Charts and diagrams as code
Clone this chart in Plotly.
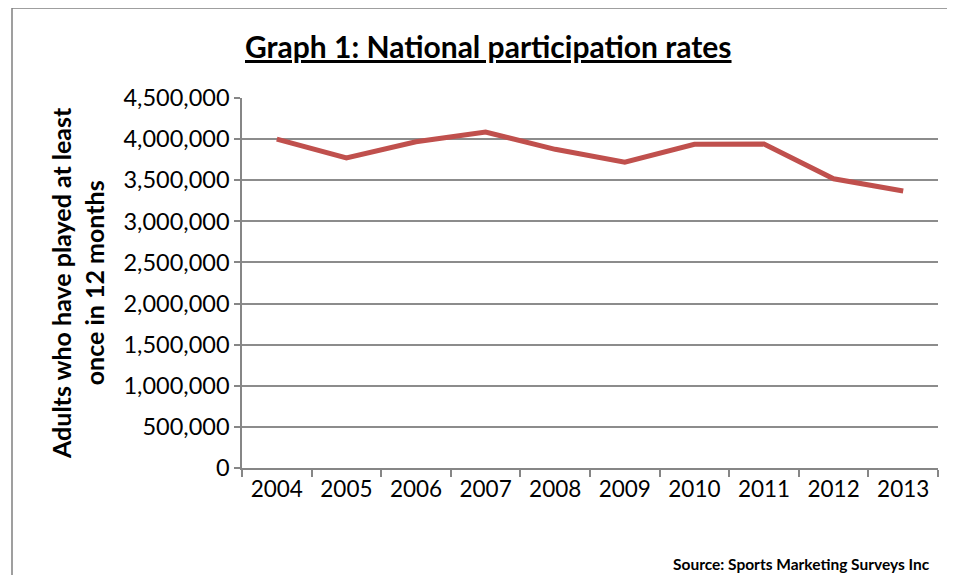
import plotly.graph_objects as go

years = ["2004", "2005", "2006", "2007", "2008", "2009", "2010", "2011", "2012", "2013"]
participants = [4000000, 3772000, 3968000, 4085000, 3876000, 3720000, 3937000, 3940000, 3518000, 3368000]
y_ticks = [0, 500000, 1000000, 1500000, 2000000, 2500000, 3000000, 3500000, 4000000, 4500000]
y_tick_labels = ["0", "500,000", "1,000,000", "1,500,000", "2,000,000", "2,500,000",
                 "3,000,000", "3,500,000", "4,000,000", "4,500,000"]

W, H = 940, 568
OFF = 7  # page offset of the figure inside the browser window
L, T = 241 - OFF, 97 - OFF
R = W - (937 - OFF)
B = H - (467 - OFF)
pw, ph = W - L - R, H - T - B

def px(x):
    return (x - OFF - L) / pw

def py(y):
    return (H - B - (y - OFF)) / ph

font = "Lato"

fig = go.Figure()
fig.add_trace(go.Scatter(
    x=years, y=participants, mode="lines",
    line=dict(color="#C0504D", width=5),
    hoverinfo="x+y",
))

fig.update_layout(
    width=W, height=H,
    margin=dict(l=L, r=R, t=T, b=B, autoexpand=False),
    paper_bgcolor="white", plot_bgcolor="white",
    showlegend=False,
    font=dict(family=font, color="black"),
    xaxis=dict(
        type="category", range=[-0.5, 9.5], tickson="boundaries",
        ticks="outside", ticklen=7,
        tickcolor="#868686", tickwidth=1.5, automargin=False,
        showline=True, linecolor="#868686", linewidth=1.5,
        showgrid=False, tickfont=dict(size=22.5, family=font),
    ),
    yaxis=dict(
        range=[0, 4500000], tickvals=y_ticks, ticktext=y_tick_labels,
        ticks="outside", ticklen=6, tickcolor="#868686", tickwidth=1.5,
        showline=True, linecolor="#868686", linewidth=1.5, automargin=False,
        showgrid=True, gridcolor="#8C8C8C", gridwidth=1.5,
        zeroline=False, tickfont=dict(size=23.5, family=font),
    ),
    annotations=[
        dict(text="<b><u>Graph 1: National participation rates</u></b>",
             xref="paper", yref="paper", x=px(487), y=py(45),
             xanchor="center", yanchor="middle", showarrow=False,
             font=dict(size=30, family=font)),
        dict(text="<b>Adults who have played at least<br>once in 12 months</b>",
             xref="paper", yref="paper", x=px(76), y=py(282),
             xanchor="center", yanchor="middle", showarrow=False, textangle=-90,
             font=dict(size=25, family=font)),
        dict(text="<b>Source: Sports Marketing Surveys Inc</b>",
             xref="paper", yref="paper", x=px(670), y=py(563),
             xanchor="left", yanchor="middle", showarrow=False,
             font=dict(size=15.5, family=font)),
    ],
    shapes=[
        dict(type="line", xref="paper", yref="paper",
             x0=px(11), y0=py(7), x1=px(980), y1=py(7),
             line=dict(color="#7F7F7F", width=1.5)),
        dict(type="line", xref="paper", yref="paper",
             x0=px(11), y0=py(7), x1=px(11), y1=py(600),
             line=dict(color="#7F7F7F", width=1.5)),
    ],
)

fig.write_html("out.html", config={"displayModeBar": False})
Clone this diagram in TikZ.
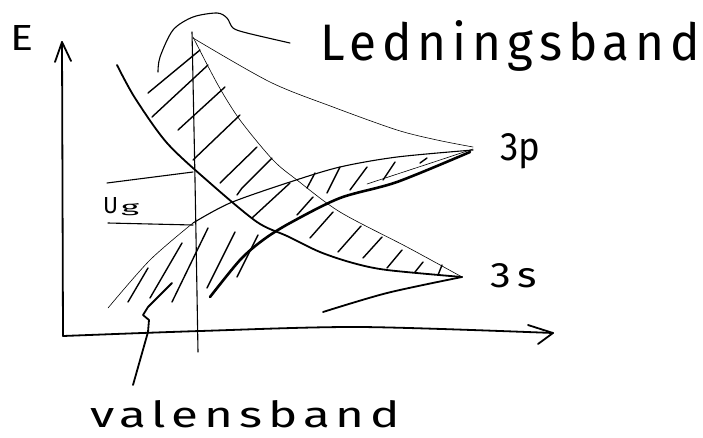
\documentclass[tikz,border=0pt]{standalone}
\usepackage{fontspec}
\usepackage{graphicx}
\setmainfont{Fira Sans}
\newfontfamily\handfont[LetterSpace=12]{Fira Sans}
\newfontfamily\plainfont{Fira Sans}
\begin{document}
\begin{tikzpicture}[x=1pt,y=-1pt,line cap=round,line join=round,
  thinline/.style={line width=0.6pt},
  medline/.style={line width=1.1pt},
  thickline/.style={line width=1.8pt},
  heavyline/.style={line width=2.6pt},
  hatchline/.style={line width=1.4pt},
  handlabel/.style={inner sep=0pt,anchor=base west,font=\handfont},
  shortlabel/.style={inner sep=0pt,anchor=base west,font=\plainfont}]
\useasboundingbox (0,0) rectangle (703,437);
% axes
\coordinate (orig) at (63,336);
\coordinate (ytop) at (62,42);
\coordinate (xend) at (553,333);
\draw[thickline] (orig) -- (ytop);
\draw[thickline] (55,62) -- (ytop) -- (71,61);
\draw[thickline] plot[smooth] coordinates {(63,336) (200,331) (360,327) (553,333)};
\draw[thickline] (528,325) -- (xend) -- (538,344);
% vertical marker
\draw[medline] plot[smooth] coordinates {(192,32) (195,180) (198,352)};
% 3p upper (thin)
\draw[thinline] plot[smooth] coordinates {(193,38) (270,82) (333,107) (397,130) (437,140) (473,147)};
% 3s upper (thin)
\draw[thinline] plot[smooth] coordinates {(193,37) (218,85) (240,120) (273,160) (297,180) (340,212) (407,247) (462,277)};
% 3s lower thick
\draw[thickline] plot[smooth] coordinates {(117,65) (135,98) (167,143) (210,183) (257,222) (287,236) (320,252) (353,263) (387,270) (462,277)};
% 3s lowest
\draw[thickline] plot[smooth] coordinates {(323,312) (387,293) (462,277)};
% 3p medium
\draw[medline] plot[smooth] coordinates {(473,150) (397,157) (340,167) (290,182) (230,203) (193,223)};
\draw[thinline] plot[smooth] coordinates {(193,223) (150,260) (108,308)};
% 3p heavy
\draw[heavyline] plot[smooth] coordinates {(470,152) (397,182) (340,198) (290,223) (263,240) (240,260) (210,297)};
% 3p thin inner
\draw[thinline] plot[smooth] coordinates {(473,149) (440,160) (367,184)};
% Ug lines
\draw[medline] (107,183) -- (193,172);
\draw[medline] (108,223) -- (193,225);
% hatching
\foreach \a/\b in {{(148,93)}/{(200,50)},{(152,117)}/{(208,65)},{(178,130)}/{(225,87)},
  {(193,160)}/{(240,115)},{(220,183)}/{(257,147)},{(252,218)}/{(290,183)},{(297,215)}/{(313,197)},
  {(307,188)}/{(315,173)},{(327,193)}/{(340,167)},{(350,190)}/{(367,167)},{(383,180)}/{(395,162)},{(420,163)}/{(427,158)},
  {(310,238)}/{(333,212)},{(338,252)}/{(361,226)},{(363,258)}/{(382,237)},{(387,268)}/{(402,250)},{(415,272)}/{(423,262)},{(438,275)}/{(442,265)},
  {(128,302)}/{(148,268)},{(150,298)}/{(182,243)},{(172,302)}/{(208,228)},{(207,288)}/{(235,232)},{(237,277)}/{(258,235)}}
  \draw[hatchline] \a -- \b;
\draw[hatchline] (237,195) -- (242,188) -- (272,158);
% pointers
\draw[medline] plot[smooth] coordinates {(158,72) (160,57) (173,30) (193,17) (217,13) (227,18) (233,28) (247,33) (290,43)};
\draw[thickline] (133,385) -- (148,332) -- (149,320) -- (143,315) -- (148,307) -- (172,283);
% labels
\node[shortlabel] (elabel) at (10,50) {\resizebox{23pt}{25pt}{E}};
\node[handlabel] (ledning) at (320,60) {\resizebox{380pt}{40pt}{Ledningsband}};
\node[shortlabel] (p3) at (500,160) {\resizebox{40pt}{27pt}{3p}};
\node[shortlabel] (s3) at (490,287) {\resizebox{47pt}{24pt}{3\,s}};
\node[handlabel] (valens) at (90,427) {\resizebox{310pt}{27pt}{valensband}};
\node[shortlabel] (ulabel) at (103,213) {\resizebox{15pt}{16pt}{U}};
\node[shortlabel] (glabel) at (121,212) {\resizebox{18pt}{9pt}{g}};
\end{tikzpicture}
\end{document}
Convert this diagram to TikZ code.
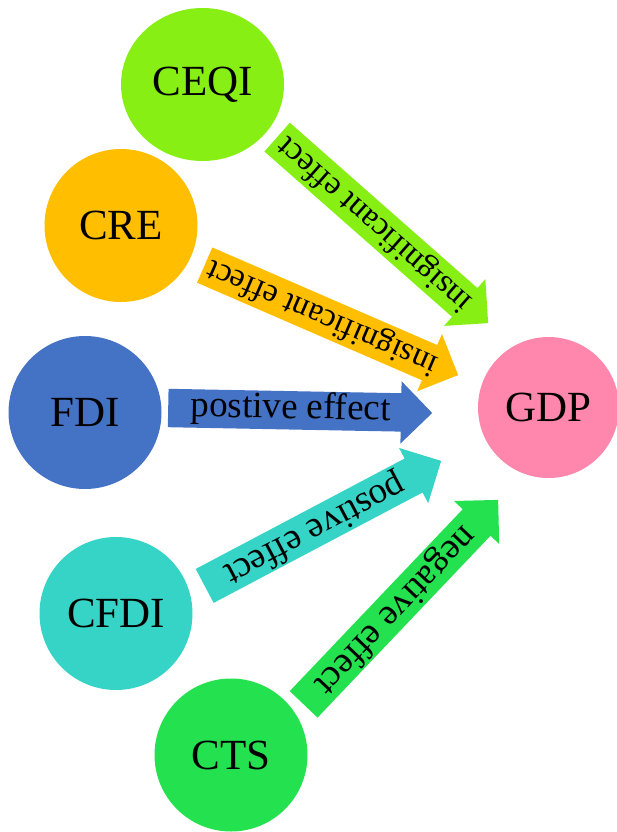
\documentclass[tikz,border=0pt]{standalone}
\usepackage{fontspec}
\setmainfont{Liberation Serif}
\usetikzlibrary{shapes.geometric,shapes.arrows,calc}

\definecolor{ceqicol}{HTML}{87EF14}
\definecolor{crecol}{HTML}{FFBF00}
\definecolor{fdicol}{HTML}{4472C4}
\definecolor{cfdicol}{HTML}{36D4C6}
\definecolor{ctscol}{HTML}{24E24F}
\definecolor{gdpcol}{HTML}{FF86AD}

\tikzset{
  factor/.style={ellipse, fill=#1, inner sep=0pt, minimum width=153pt, minimum height=153pt,
    font=\fontsize{43}{43}\selectfont},
  effect/.style={single arrow, fill=#1, inner sep=0pt, text height=27pt, text depth=11pt,
    single arrow head extend=12pt, single arrow tip angle=90, anchor=tail},
  bigtext/.style={font=\fontsize{37}{37}\selectfont},
  smalltext/.style={font=\fontsize{33}{33}\selectfont}
}

% block arrow from tail to tip: tail, tip, colour, flip angle, text style, text
\newcommand{\effectarrow}[6]{%
  \path let \p1=($(#2)-(#1)$), \n1={atan2(\y1,\x1)}, \n2={veclen(\x1,\y1)} in
    node[effect=#3, #5, minimum height=\n2, rotate=\n1+#4, shape border rotate=#4] at (#1) {#6};
}

\begin{document}
\begin{tikzpicture}[x=1pt,y=-1pt]
    \useasboundingbox (0,0) rectangle (616,832);
    % factors
    \node[factor=ceqicol, minimum width=163pt] (ceqi) at (202.5,84.5) {CEQI};
    \node[factor=crecol] (cre) at (121,225.5) {CRE};
    \node[factor=fdicol] (fdi) at (85,412.5) {FDI};
    \node[factor=cfdicol] (cfdi) at (116,613.5) {CFDI};
    \node[factor=ctscol] (cts) at (231,755) {CTS};
    \node[factor=gdpcol, minimum width=141pt, minimum height=141pt] (gdp) at (548.5,407.5) {GDP};
    % arrow ends
    \coordinate (ceqiT) at (277,137);
    \coordinate (ceqiH) at (488,323);
    \coordinate (creT) at (204.5,265);
    \coordinate (creH) at (458,375);
    \coordinate (fdiT) at (168,408);
    \coordinate (fdiH) at (432,413);
    \coordinate (cfdiT) at (204.5,586);
    \coordinate (cfdiH) at (441,461);
    \coordinate (ctsT) at (303.5,704.5);
    \coordinate (ctsH) at (498,500);
    % effects on GDP
    \effectarrow{ceqiT}{ceqiH}{ceqicol}{180}{smalltext}{insignificant effect}
    \effectarrow{creT}{creH}{crecol}{180}{smalltext}{insignificant effect}
    \effectarrow{fdiT}{fdiH}{fdicol}{0}{bigtext}{postive effect}
    \effectarrow{cfdiT}{cfdiH}{cfdicol}{180}{bigtext}{postive effect}
    \effectarrow{ctsT}{ctsH}{ctscol}{180}{bigtext}{negative effect}
\end{tikzpicture}
\end{document}
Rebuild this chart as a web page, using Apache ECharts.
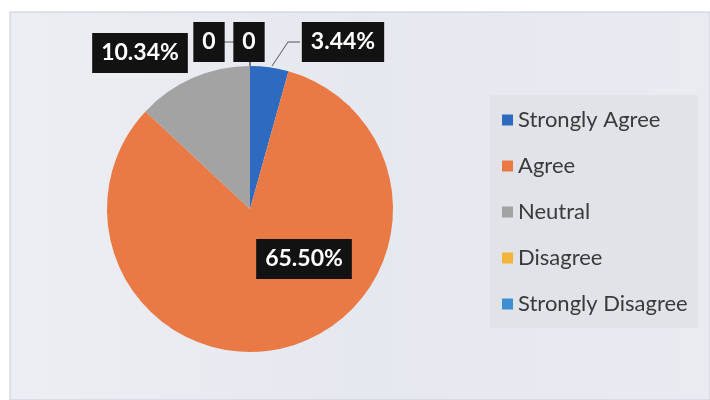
<!DOCTYPE html>
<html>
<head>
<meta charset="utf-8">
<script src="https://cdn.jsdelivr.net/npm/echarts@6/dist/echarts.min.js"></script>
<style>
html,body{margin:0;padding:0;background:#fff;}
#c{width:710px;height:400px;}
</style>
</head>
<body>
<div id="c"></div>
<script>
const categories = ['Strongly Agree', 'Agree', 'Neutral', 'Disagree', 'Strongly Disagree'];
const values = [3.44, 65.50, 10.34, 0, 0];
const colors = ['#2e6bc0', '#e97a45', '#a3a3a3', '#f2b43a', '#3d8fd2'];

// label placement (box centres) and leader lines, per category
const labelPos = [[343, 42], [304, 259], [140, 53], [209, 42], [249, 42]];
const labelLines = [
  [[300, 42], [288, 42], [272, 66]],
  null,
  null,
  [[223, 42], [250, 42], [250, 66]],
  [[250, 60], [250, 66]]
];

const chart = echarts.init(document.getElementById('c'), null, {renderer: 'canvas'});
chart.setOption({
  animation: false,
  graphic: [{
    type: 'rect',
    shape: {x: 10, y: 12, width: 700, height: 388},
    style: {
      fill: new echarts.graphic.LinearGradient(0, 0, 1, 0, [
        {offset: 0, color: '#eceef3'},
        {offset: 0.5, color: '#e6e8ef'},
        {offset: 1, color: '#e9ebf1'}
      ]),
      stroke: '#c9ccd3',
      lineWidth: 1
    },
    z: -10
  }],
  legend: {
    orient: 'vertical',
    left: 490,
    top: 95,
    padding: [14, 10, 13, 12],
    backgroundColor: '#e1e3e8',
    itemGap: 24,
    itemWidth: 11,
    itemHeight: 11,
    icon: 'rect',
    textStyle: {fontFamily: 'Lato', fontSize: 22, color: '#3a3a3a', lineHeight: 22},
    data: categories
  },
  series: [{
    type: 'pie',
    center: [250, 209],
    radius: 143,
    startAngle: 90,
    clockwise: true,
    avoidLabelOverlap: false,
    stillShowZeroSum: true,
    minShowLabelAngle: 0,
    label: {
      show: true,
      position: 'outside',
      formatter: p => p.value === 0 ? '0' : p.value.toFixed(2) + '%',
      backgroundColor: '#121212',
      color: '#ffffff',
      fontFamily: 'Lato',
      fontWeight: 'bold',
      fontSize: 23,
      padding: [9, 9, 8, 9]
    },
    labelLine: {show: true, lineStyle: {color: '#555', width: 1}},
    labelLayout: function (params) {
      const i = params.dataIndex;
      const out = {x: labelPos[i][0], y: labelPos[i][1], align: 'center', verticalAlign: 'middle'};
      if (labelLines[i]) out.labelLinePoints = labelLines[i];
      return out;
    },
    data: categories.map((name, i) => ({
      name: name,
      value: values[i],
      itemStyle: {color: colors[i]},
      labelLine: {show: !!labelLines[i]}
    }))
  }]
});
</script>
</body>
</html>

## TASK DETAILS
Quote only what lies between the first line of the records and the line containing "return (x - OFF - L) / pw", please, including both lines and excluding images.

## FINISHED EXERCISE
Clone this chart in Plotly.
import plotly.graph_objects as go

years = ["2004", "2005", "2006", "2007", "2008", "2009", "2010", "2011", "2012", "2013"]
participants = [4000000, 3772000, 3968000, 4085000, 3876000, 3720000, 3937000, 3940000, 3518000, 3368000]
y_ticks = [0, 500000, 1000000, 1500000, 2000000, 2500000, 3000000, 3500000, 4000000, 4500000]
y_tick_labels = ["0", "500,000", "1,000,000", "1,500,000", "2,000,000", "2,500,000",
                 "3,000,000", "3,500,000", "4,000,000", "4,500,000"]

W, H = 940, 568
OFF = 7  # page offset of the figure inside the browser window
L, T = 241 - OFF, 97 - OFF
R = W - (937 - OFF)
B = H - (467 - OFF)
pw, ph = W - L - R, H - T - B

def px(x):
    return (x - OFF - L) / pw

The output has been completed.